Judges 10-13

Jephthah’s Vow

29At that time the Spirit of the Lord came upon Jephthah, and he went throughout the land of Gilead and Manasseh, including Mizpah in Gilead, and from there he led an army against the Ammonites. 30And Jephthah made a vow to the Lord. He said, “If you give me victory over the Ammonites, 31I will give to the Lord whatever comes out of my house to meet me when I return in triumph. I will sacrifice it as a burnt offering.”

32So Jephthah led his army against the Ammonites, and the Lord gave him victory. 33He crushed the Ammonites, devastating about twenty towns from Aroer to an area near Minnith and as far away as Abel-keramim. In this way Israel defeated the Ammonites.

34When Jephthah returned home to Mizpah, his daughter came out to meet him, playing on a tambourine and dancing for joy. She was his one and only child; he had no other sons or daughters. 35When he saw her, he tore his clothes in anguish. “Oh, my daughter!” he cried out. “You have completely destroyed me! You’ve brought disaster on me! For I have made a vow to the Lord, and I cannot take it back.”

36And she said, “Father, if you have made a vow to the Lord, you must do to me what you have vowed, for the Lord has given you a great victory over your enemies, the Ammonites. 37But first let me do this one thing: Let me go up and roam in the hills and weep with my friends for two months, because I will die a virgin.”

38“You may go,” Jephthah said. And he sent her away for two months. She and her friends went into the hills and wept because she would never have children. 39When she returned home, her father kept the vow he had made, and she died a virgin.

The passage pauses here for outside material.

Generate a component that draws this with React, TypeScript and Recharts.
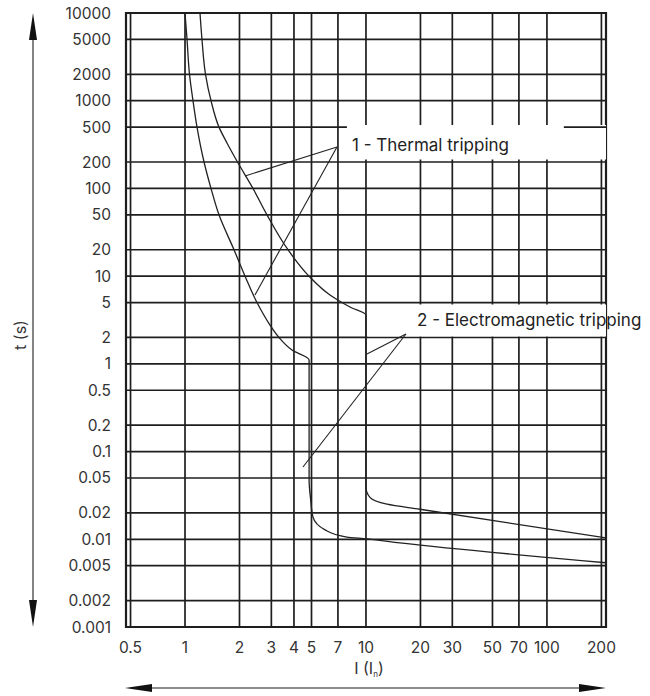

So it has become a custom in Israel 40for young Israelite women to go away for four days each year to lament the fate of Jephthah’s daughter.

Judges 11:29-40, NLT

Most of the time when reading the Bible, I try to imagine what it is like being there. I try to put myself in the scene or even imagine myself as one of the people.

In this case, I am trying to imagine what was really going through Jephthah’s mind here. He had been mistreated and run off by his own family because his mother was a prostitute. As an adult, he had become a great warrior and his people had come to him to fight for them. After asking, as I know I would have, “You people mistreated me and ran me off and now you want me to fight for you because I am a good fighter and leader?” He relented and agreed to fight for the Israelites. Here is where I get curious about his thought process.

He didn’t have to make the offer he did above, especially knowing someone from his own family would likely be the first out of his own house to greet him. Was he hoping for a goat? A sheep? The family dog? I am just not sure why he didn’t just ask for God’s help without what could potentially be a devastating sacrifice. I am also wondering if there was something else that was dear to him, other than a living family member that he could have sacrificed.

I also try to get into God’s thoughts here as well, which none of us will ever understand. God knew before Jephthah made the vow, that it would be Jephthah’s daughter who would be the first to greet him. Why her? It was such a huge test of Jephthah and his daughter and they showed great character and love and obedience to God to follow through with the vow.

I cannot imagine Jephthah’s daughter’s pain while in the hills. Did she think of running away and not honoring the vow? (Likely) Did her friends try to talk her out of it? (Likely)

Sometimes, I wish I understood God’s plans and what he allows more. However, as I have aged, I have seen so many times in my own life where circumstances and events didn’t make sense at the time and years later, I could see them woven into a much more intricate plan. It is like we are all part of this marvelous and massive tapestry being woven and we, along with the people in our lives, are just one miniscule piece of it. Sometimes, we get to see glimpses of our part of the tapestry, and more times than not, we don’t. Yet, I am convinced it is all being woven according to God’s plan, whether I understand it or not.

Lord, I don’t always understand what You ask of people. I don’t always understand the evil I see, the heartbroken victims in this cruel world nor certain miracles and joys. However, I do know that it is all part of a much grander plan and all for Your glory. Lord, just give me discernment and peace when I see events that seem like injustice or that seem so unfair and let me be reminded that it is all working for Your glory, whether I understand it or not. Amen.